The fireplace before. It’s a Buck Stove, which is great in the winter, but really ugly year round. It sort of has a little shelf on top of it, but there are these ugly brass knobs on each end of it that make it hard to decorate around. The shelf isn’t proper mantle height either. I could have bought a pre-made mantle, but then I would have to drill into the brick and I didn’t want something that permanent because I would have a beautiful mantle one day. I also didn’t want to spend more than $15.
So I started thinking one day; what if I built a box to sit on top of the shelf? Kind of an upside down window box? It would add height to the shelf, cover up the ugly brass knobs and be a great TEMPORARY solution. The only catch was that I had to sell my idea to J.D. I’m not the best at verbalizing my ideas, so they usually end up with me running my mouth and trying to make hand gestures to describe what I am thinking. It took a trip to Lowe’s and learning how to use the circular saw, but she finally grasped what I was thinking!

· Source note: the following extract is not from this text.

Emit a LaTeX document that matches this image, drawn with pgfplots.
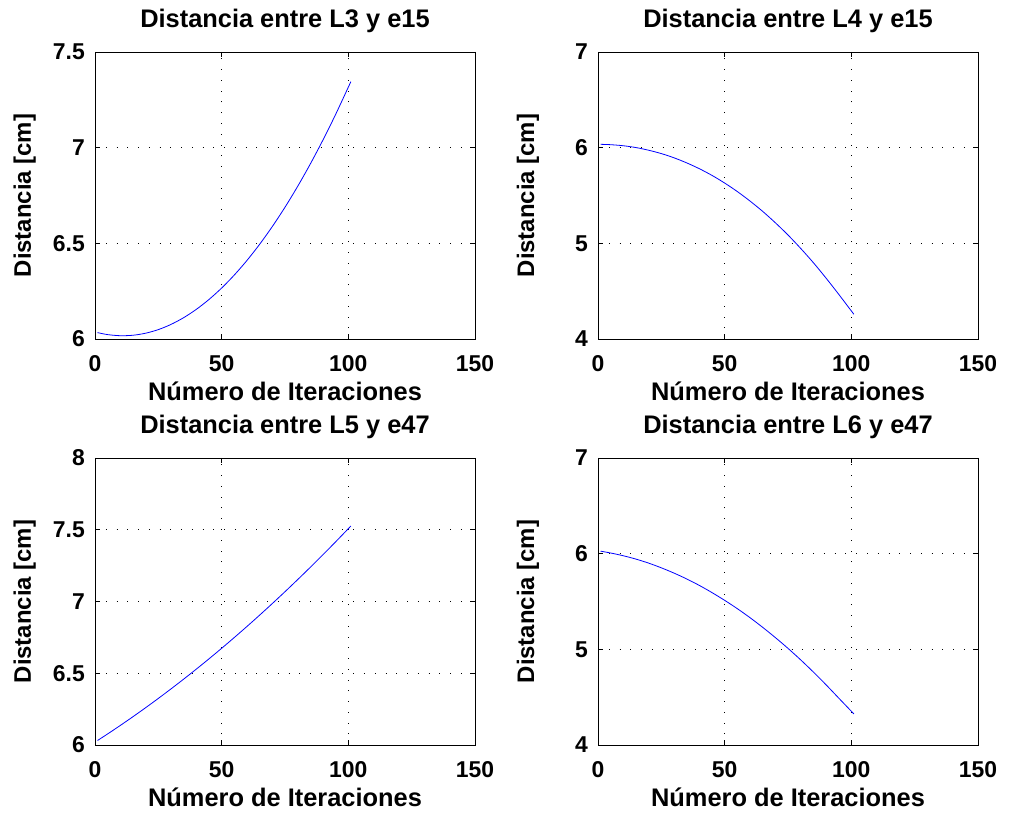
\documentclass[border=0pt]{standalone}
\usepackage{fontspec}
\setmainfont{Liberation Sans}
\usepackage{pgfplots}
\pgfplotsset{compat=1.18}
\pgfplotsset{
  mat/.style={
    scale only axis, width=380bp, height=287bp,
    xmin=0, xmax=150, xtick={0,50,100,150},
    grid=major,
    major grid style={black, line width=0.6pt, dash pattern=on 0.8pt off 10pt},
    axis line style={black, line width=0.8pt},
    tick align=inside, major tick length=5bp,
    tick style={black, line width=0.8pt},
    /pgf/number format/assume math mode=true,
    tick label style={font=\bfseries\fontsize{23}{27}\selectfont},
    title style={font=\bfseries\fontsize{25.5}{29}\selectfont, at={(0.5,1)}, anchor=base, yshift=19bp},
    xticklabel style={anchor=base, inner sep=0pt, yshift=-33bp},
    yticklabel style={anchor=east, inner sep=0pt, xshift=-10bp},
    xlabel style={font=\bfseries\fontsize{25.5}{29}\selectfont, at={(0.5,0)}, anchor=base, yshift=-62bp},
    ylabel style={font=\bfseries\fontsize{24}{28}\selectfont, at={(0,0.5)}, anchor=base, yshift=64bp},
    xlabel={Número de Iteraciones},
    ylabel={Distancia [cm]},
    every axis plot/.style={blue, line width=0.8pt, no marks, smooth},
  }
}
\begin{document}
\begin{tikzpicture}
\useasboundingbox (0bp,0bp) rectangle (1014bp,820bp);
\begin{axis}[mat, at={(95bp,481bp)}, anchor=south west,
  ymin=6, ymax=7.5, ytick={6,6.5,7,7.5}, yticklabels={6,6.5,7,7.5},
  title={Distancia entre L3 y e15}]
\addplot coordinates {(1,6.0334) (5,6.0229) (10,6.0172) (15,6.0196) (20,6.0303) (25,6.0491) (30,6.0762) (35,6.1115) (40,6.1549) (45,6.2066) (50,6.2664) (55,6.3345) (60,6.4108) (65,6.4952) (70,6.5879) (75,6.6887) (80,6.7978) (85,6.915) (90,7.0405) (95,7.1742) (101,7.345)};
\end{axis}
\begin{axis}[mat, at={(598bp,481bp)}, anchor=south west,
  ymin=4, ymax=7, ytick={4,5,6,7},
  title={Distancia entre L4 y e15}]
\addplot coordinates {(1,6.035) (5,6.031) (10,6.020) (15,6.001) (20,5.973) (25,5.938) (30,5.894) (35,5.841) (40,5.780) (45,5.710) (50,5.630) (55,5.541) (60,5.442) (65,5.334) (70,5.215) (75,5.087) (80,4.947) (85,4.798) (90,4.637) (95,4.468) (101,4.258)};
\end{axis}
\begin{axis}[mat, at={(95bp,75bp)}, anchor=south west,
  ymin=6, ymax=8, ytick={6,6.5,7,7.5,8}, yticklabels={6,6.5,7,7.5,8},
  title={Distancia entre L5 y e47}]
\addplot coordinates {(1,6.0313) (5,6.0773) (10,6.1364) (15,6.1974) (20,6.2601) (25,6.3246) (30,6.3909) (35,6.459) (40,6.5288) (45,6.6005) (50,6.674) (55,6.7493) (60,6.8263) (65,6.9052) (70,6.9859) (75,7.0683) (80,7.1526) (85,7.2386) (90,7.3264) (95,7.4161) (101,7.526)};
\end{axis}
\begin{axis}[mat, at={(598bp,75bp)}, anchor=south west,
  ymin=4, ymax=7, ytick={4,5,6,7},
  title={Distancia entre L6 y e47}]
\addplot coordinates {(1,6.026) (5,6.007) (10,5.978) (15,5.943) (20,5.901) (25,5.852) (30,5.797) (35,5.736) (40,5.668) (45,5.593) (50,5.512) (55,5.425) (60,5.331) (65,5.230) (70,5.123) (75,5.010) (80,4.890) (85,4.763) (90,4.630) (95,4.491) (101,4.325)};
\end{axis}
\end{tikzpicture}
\end{document}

TaDa! We did it! It took one 8ft long by 7 1/4 (I think) strip of mdf and a strip of 48 inch wood laminate meant for shelves (that’s the top). I think we cut two 18.5 inch sections of mdf and then two 7.25 inch pieces and glued them into a box and then used finishing nails to secure them. We then attached the wood laminate with glue and nails and brought her inside to try her out.
I decided she needed a coat of black paint, pronto!
I basically coated the entire thing with Zinsser primer. Zinsser makes a primer that will adhere to anything, even laminate, without sanding. I discovered that stuff back in February when we started priming our ugly knotty pine paneling. I let the primer dry/cure for two days and then I spray painted multiple coats of gloss black paint.
Here she looks all decorated for fall:
Seriously, I could just sit on the couch and stare at my fireplace all day long. I love it! I know my mantle is far from perfect, but it is meeting my needs until my beautiful reclaimed wood one comes home to me!
I think that sister of mine is finally learning how to interpret my crazy gestures.
Edited to add:
PS. Did you know that either spelling of mantle/mantel is correct? After I published the first time, I realized that I had used both spellings and I had to check!